The moral of the story is:
– it is a good idea to calculate by hand the clock relationships, and to ensure that Mhz or ns numbers do exhibit the mathematical relationship
– it is a good idea to check the log file for the calculated relationship.
_______________________________________________________________

It’s also important to flag false paths for logic paths that cross (or appear logically to cross) between asynchronous clock domains. You don’t want your timing optimization and analysis tools scratching their heads trying to make sense of the timing, and you don’t want a 10,000 page report listing all your timing violations. Unfortunately, even a small number of unrelated clock domains can generate a huge number of false paths. Fortunately, however, some timing analysis tools can recognize the situation for you and automatically generate false paths for logic that spans known asynchronous clock domains. In this case, you only have to specify which clocks should be grouped together in synchronous groupings and the tool does the dirty work.

On the subject of helpful constraints, you’ll also want to clue your tools into which paths in your design deliberately require more than one clock cycle to transition. By identifying these as multi-cycle paths, you’ll save your timing analysis tool a lot of work examining these paths for errors, yourself a lot of work reading an enormous timing report, and your place-and-route software a lot of work trying to optimize timing that is probably not optimizable.
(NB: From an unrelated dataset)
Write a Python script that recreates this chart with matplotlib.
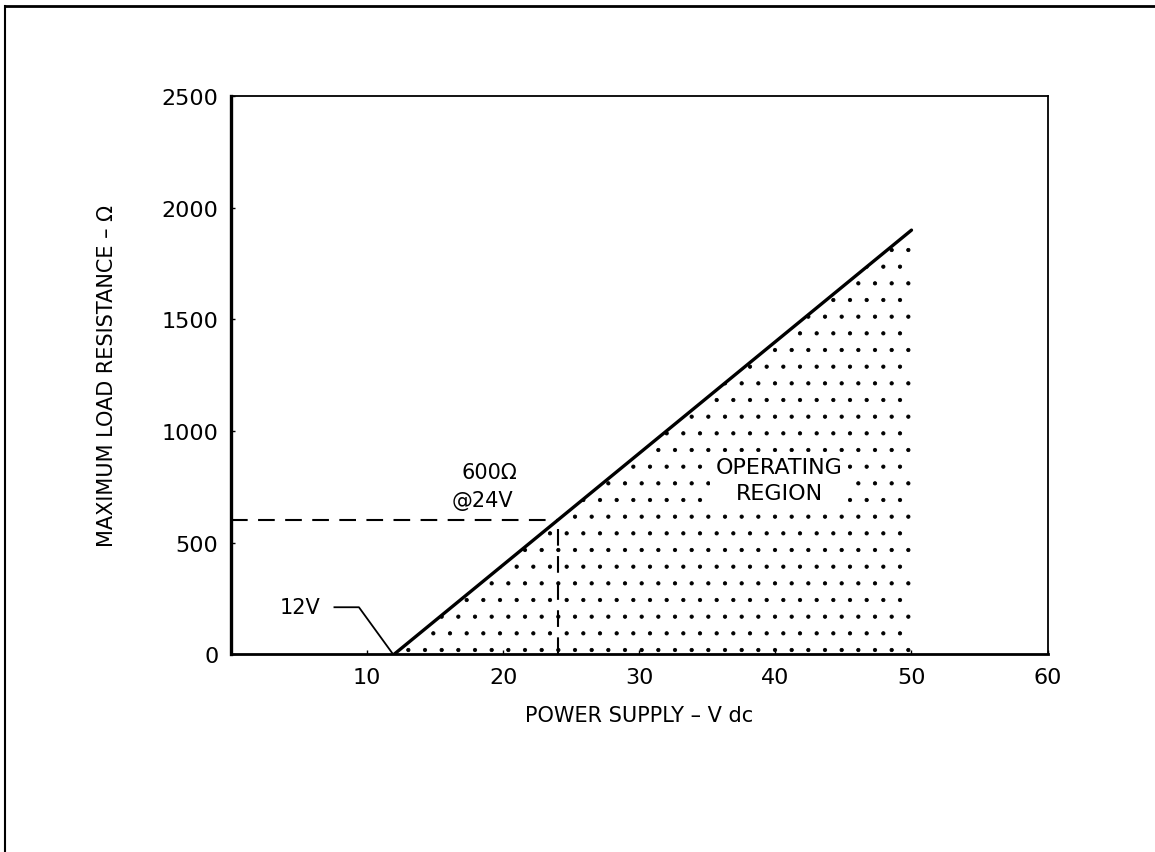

After you’ve mastered your FPGA vendor’s clock generation macros and understand the capabilities of your design software (including synthesis, place-and-route, and timing analysis) clocking won’t seem like such an intimidating problem. When in doubt, it pays to get some graph paper and draw out a plain, undergraduate-style timing diagram. If you can’t draw it, chances are you won’t be able to sort it out from timing reports either. Once you get a feel for the very reasonable clocking limitations of the modern FPGA, you’ll be able to turn your attention to the more interesting (and profitable) aspects of your design.